L.A. County must decide which agency will handle influx of inmates

150 150 Cheryl Getuiza

How do you address the state’s budget crisis and jammed packed state prisons?  With Assembly Bill 109.

The Public Safety Realignment Bill creates a community corrections approach to the rehabilitation of low risk offenders – those convicted of non-serious, non-violent, and non-sexual crimes. Those offenders will be transferred from state prisons to the responsibility of California’s counties. 

In 57 of the 58 counties, probation agencies will oversee parolees.  But in Los Angeles County, the sheriff wants to take control.

Now, two agencies are battling for the job – the Sheriff’s department and the County Probation Department – both submitting different plans to county supervisors, who must decide which agency will take the lead.

Earlier this week, the plans were presented to the board. 

“Why change what isn’t broken?” said Chief Probation Officer Don Blevins.  “My department has over 100 years of experience, and a staff that is 100% trained with resident experts, to help parolees get back into a life without crime.” 

“The parole program is broken,” Sheriff Lee Baca argued. “The county has a 40% recidivism rate.”  He said his department knows how to help people who have been incarcerated, and it’s through education. 

Some would argue that sheriff deputies should enforce the law, not to help rehabilitate those who are trying to stay out of jail.

But Sheriff Baca said his pitch is “solely motivated by public safety.”

Members of the board fired back with plenty of questions, including:  “Whose program is going to be more cost effective?”

“Sheriff Baca, you said it would take six months to a year for your program to become operational; We don’t have that much time.”

It’s a topic that has a lot of people on both sides passionately fighting.  Our coverage includes people rallying outside the Board of Supervisors building before the hearing.  We spoke with a representative from the L.A. County Sheriff’s Department as well as an L.A. County Probation Employee. 

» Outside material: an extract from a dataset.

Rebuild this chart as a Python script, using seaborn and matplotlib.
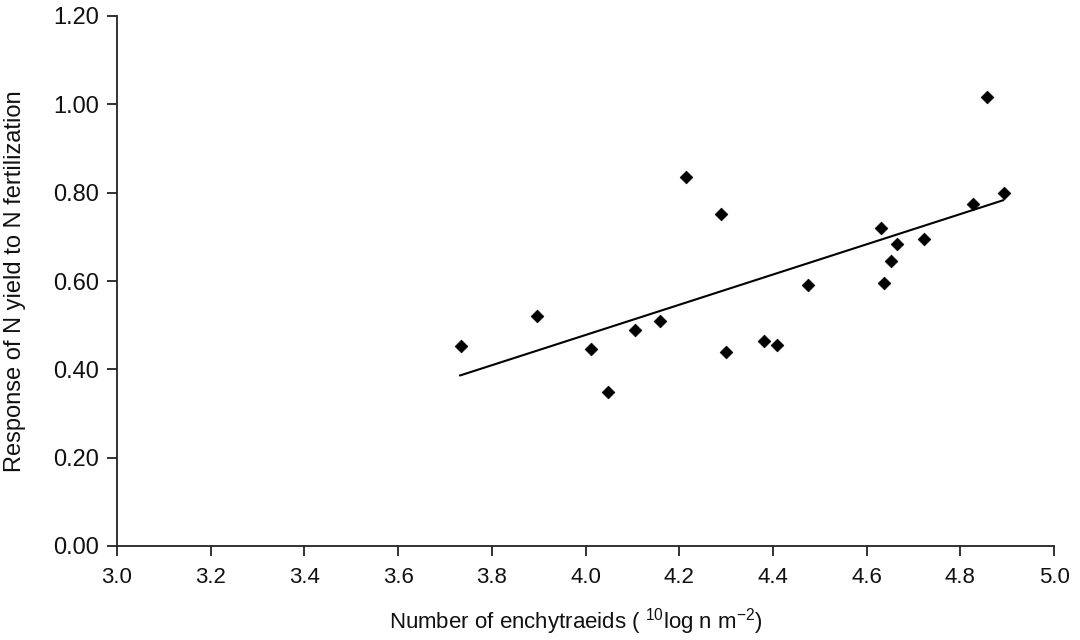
import matplotlib
matplotlib.use("Agg")
import matplotlib.pyplot as plt
import seaborn as sns
import pandas as pd

# Data
enchytraeids_log = [3.734, 3.896, 4.012, 4.048, 4.106, 4.160, 4.215, 4.289, 4.300, 4.381,
                    4.409, 4.474, 4.630, 4.637, 4.653, 4.664, 4.722, 4.828, 4.858, 4.893]
n_response = [0.453, 0.521, 0.446, 0.349, 0.488, 0.509, 0.835, 0.752, 0.439, 0.464,
              0.455, 0.592, 0.719, 0.596, 0.645, 0.683, 0.694, 0.774, 1.017, 0.799]
fit_x = [3.732, 4.892]
fit_y = [0.386, 0.783]
x_ticks = [3.0, 3.2, 3.4, 3.6, 3.8, 4.0, 4.2, 4.4, 4.6, 4.8, 5.0]
y_ticks = [0.00, 0.20, 0.40, 0.60, 0.80, 1.00, 1.20]

sns.set_theme(style="ticks")
plt.rcParams["font.family"] = ["Liberation Sans", "DejaVu Sans"]
plt.rcParams["mathtext.fontset"] = "custom"
plt.rcParams["mathtext.rm"] = "Liberation Sans"
plt.rcParams["mathtext.it"] = "Liberation Sans:italic"

df = pd.DataFrame({"x": enchytraeids_log, "y": n_response})
fit = pd.DataFrame({"x": fit_x, "y": fit_y})

fig = plt.figure(figsize=(10.8, 6.4), dpi=100)
ax = fig.add_axes([117 / 1080, 1 - 546 / 640, (1054 - 117) / 1080, (546 - 16) / 640])

sns.lineplot(data=fit, x="x", y="y", ax=ax, color="black", linewidth=1.5)
sns.scatterplot(data=df, x="x", y="y", ax=ax, marker="D", s=42, color="black",
                edgecolor="black", linewidth=0.5, zorder=3)

ax.set_xlim(3.0, 5.0)
ax.set_ylim(0.0, 1.2)
ax.set_xticks(x_ticks)
ax.set_xticklabels([f"{v:.1f}" for v in x_ticks])
ax.set_yticks(y_ticks)
ax.set_yticklabels([f"{v:.2f}" for v in y_ticks])

for s in ["top", "right"]:
    ax.spines[s].set_visible(False)
for s in ["left", "bottom"]:
    ax.spines[s].set_color("#222222")
    ax.spines[s].set_linewidth(1.3)

ax.tick_params(axis="both", direction="out", length=7, width=1.3, color="#222222",
               labelcolor="#111111")
ax.tick_params(axis="x", pad=8, labelsize=16)
ax.tick_params(axis="y", pad=6, labelsize=17)

ax.set_xlabel(r"Number of enchytraeids ( $^{10}$log n m$^{-2}$)", fontsize=16,
              color="#111111")
ax.set_ylabel("Response of N yield to N fertilization", fontsize=17,
              color="#111111")
ax.xaxis.set_label_coords((576 - 117) / 937, (546 - 622) / 530)
ax.xaxis.label.set_va("center")
ax.yaxis.set_label_coords((15 - 117) / 937, 0.5)
ax.yaxis.label.set_va("center")

fig.savefig("out.png", dpi=100, facecolor="white")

On October 1st, the county will begin to receive about 5,000 low risk inmates from the state, and it has little time to prepare.

Some community activists hope both the sheriff’s and probation departments can work together to prove allocating this responsibility and control to the communities is the best idea.

County Supervisors will now hear recommendations from a sub-committee, and then choose an agency by August 1.